Birdstrike
Atlantic City
- Joined
- Jul 2, 2002
- Posts
- 13,334
NavyTimes.com
May 13, 2010
Mattis: Military Should Rely Less On Technology
By Christopher P. Cavas, Staff writer
VIRGINIA BEACH, Va. — The military relies too much on technology, and soldiers need to practice more “with the radios turned off,” a key general said.
“We must be able to operate when systems go down,” Marine Corps Gen. James Mattis, head of Joint Forces Command, told a luncheon audience Thursday at a joint war-fighting conference. “It is much more important for officers to get comfortable operating with uncertainty rather than to keep grasping for more certainty.”
Mattis recalled when, as a young officer training during the Cold War in Germany, radios were turned off so that units could operate without directly relying on headquarters for intelligence or direction.

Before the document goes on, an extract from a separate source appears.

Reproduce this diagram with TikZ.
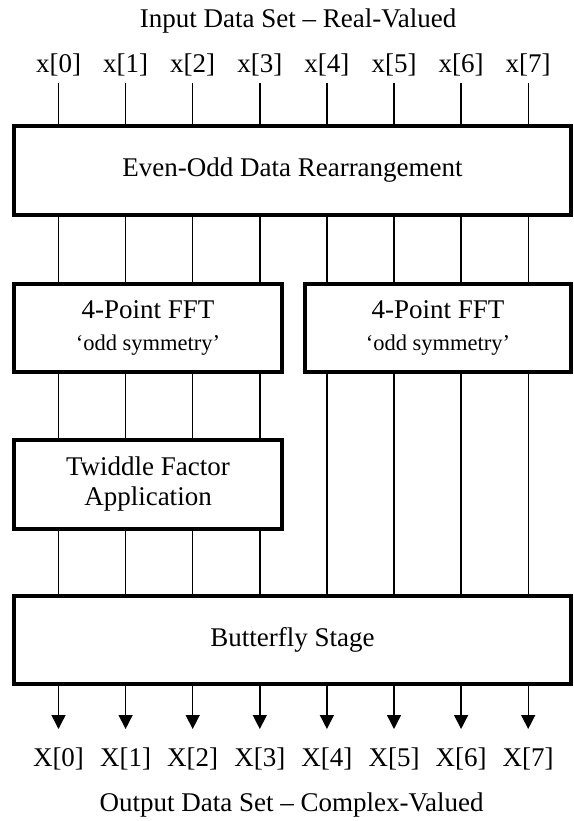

“What are we creating today with our command-and-control systems?” Mattis asked. “I don’t think we have turned off our radios in the last eight years. What kind of systems are we creating where we depend on this connection to headquarters? While we want the most robust communications, we also want to make sure we can operate with none of it.”
Leaders also need to plan on that possible loss of communications, he said.
“Mission-type orders rather than bandwidth are the key to the future,” he said. “We need officers who can operate off a commander’s intent, understand what the boss several levels above wants, and carry them out to suffocate the enemy’s hopes.”
Mattis called on industry to help.
“If what you’re doing is going to enable the human interface, then you’re on the right track,” he said. “If not, you don’t want things that take geniuses on the battlefield to operate. We need to create systems and organizations and equipment that don’t need a master’s degree in math.
“We’ve got to integrate air, land and sea but equally so cyber and space,” Mattis declared, “and I do not want a single point of failure.”
Mattis, often a blunt speaker who has had his fair share of run-ins with the media over the years, repeatedly called on the military “to define the narrative.”
The military needs officers “who are able to win the battle of the narrative, to be there first with the truth. The true high ground today is not just the truth but the perceptions of the global audience.”
The military needs to back up the government’s position, he said.
“Military officers must stand up and bring confidence. Explain it in military and ethical terms to a world audience. Ultimately,” he said, “we’re going to defeat these enemies with better ideas.”
Soldiers are often able to put ideas into terms easily translated through the media, he said.
“A lance corporal in Iraq is sometimes able to better explain our Iraq policy than all the generals can,” he said.
Mattis was the final speaker at the three-day conference, sponsored by AFCEA and the U.S. Naval Institute, and left to a standing ovation.